Talks between US Secretary of State John Kerry and Russian minister Sergei Lavrov enter day three Saturday. As both sides, with UN representation, try to forge a deal on Syria there is still much work to do.
Early reports from Saturday's talks claim that the "US will drop its insistence that a UN resolution on Syria must be backed by military force, officials say, after strong objections from Russia."
How you view that will depend on your opinion on miltary strikes in the region. It may be viewed as weakness by some and common sense by others. Those opposed to conflict which could escalate out of control will see it as a step in the right direction. Inaction could be seen as strength of character.
The talks are edging closer to agreement as the technical details of chemical weapons disarmament in Syria are thrashed out. As reported Friday the UN Secretary says report will confirm use of chemical weapons. For many people though it will not crucially say by whom, nor who supplied them.
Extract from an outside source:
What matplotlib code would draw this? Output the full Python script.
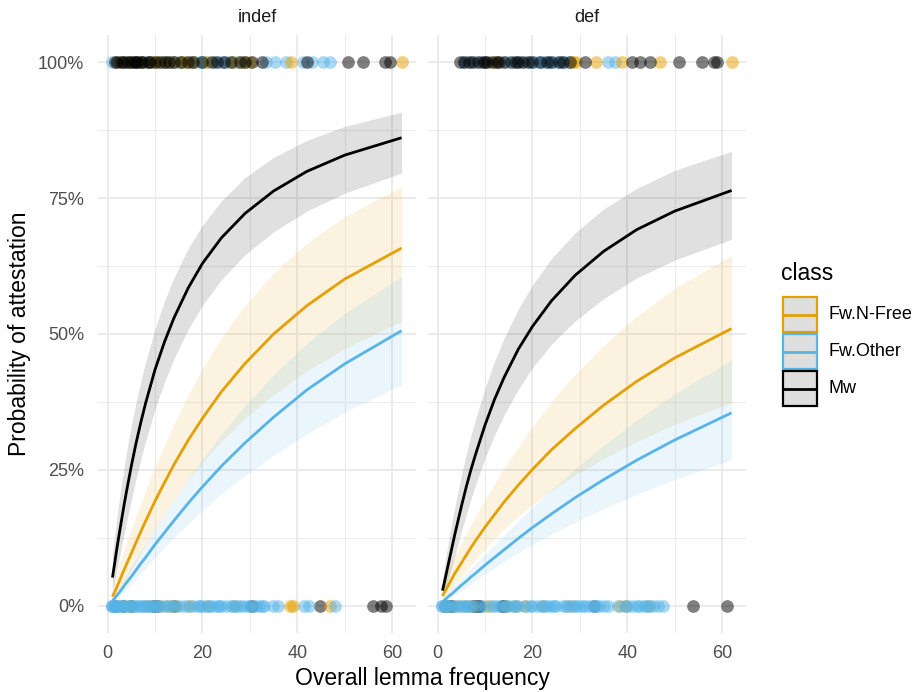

In comments which Ban ki-Moon did appear to not realise were being publicly broadcast he made no comment on who was to blame for the August 21 CW attack in eastern Damascus but said "Syrian President Bashar al-Assad had committed "many crimes against humanity", in comments at the UN Women's International Forum that were shown on UN television."
The US is now willing to change its stance that any chemical weapons disarmament in Syria must be backed by a UN resolution with military force part of the deal to ensure speedy compliance. However President Obama said earlier that "any agreement needs to be verifiable and enforceable", reports BBC News.
Whilst the talks play out in Geneva Assad's forces have stepped up bombardment of key areas in Syria and likewise the rebel armies are launching attacks.
All of this means that time is of the essence.
As expected all parties involved are trying to gain a political upper-hand, save face and avert military action which could easily help the rebels rather than the people of Syria.
The western allies though have one eye on North Korea and the other on Iran as the talks continue. Both could pose a much bigger threat to world peace and both have reportedly begun to rumble into action once again.
Early in 2013 North Korea and the US looked set to clash but the young Korean leader Kim Jong-Un pulled back leading the US to reposition itself. It was widely believed that China played a part in calming the volatile situation, as far as Kim Jong-Un went.
This week North Korea has reportedly re-started its nuclear facility, no doubt taking advantage of the Syrian crisis. There are only so many developments the west can police at any given time. Concerns over Iran and how it will view a possible back-down by the US over Syrian military strikes are also a cause for concern but it is supposed to be about helping the Syrian people.
Then of course there is Israel, a country that has signed up to the Chemical Weapons Convention but has not yet ratified its treaty.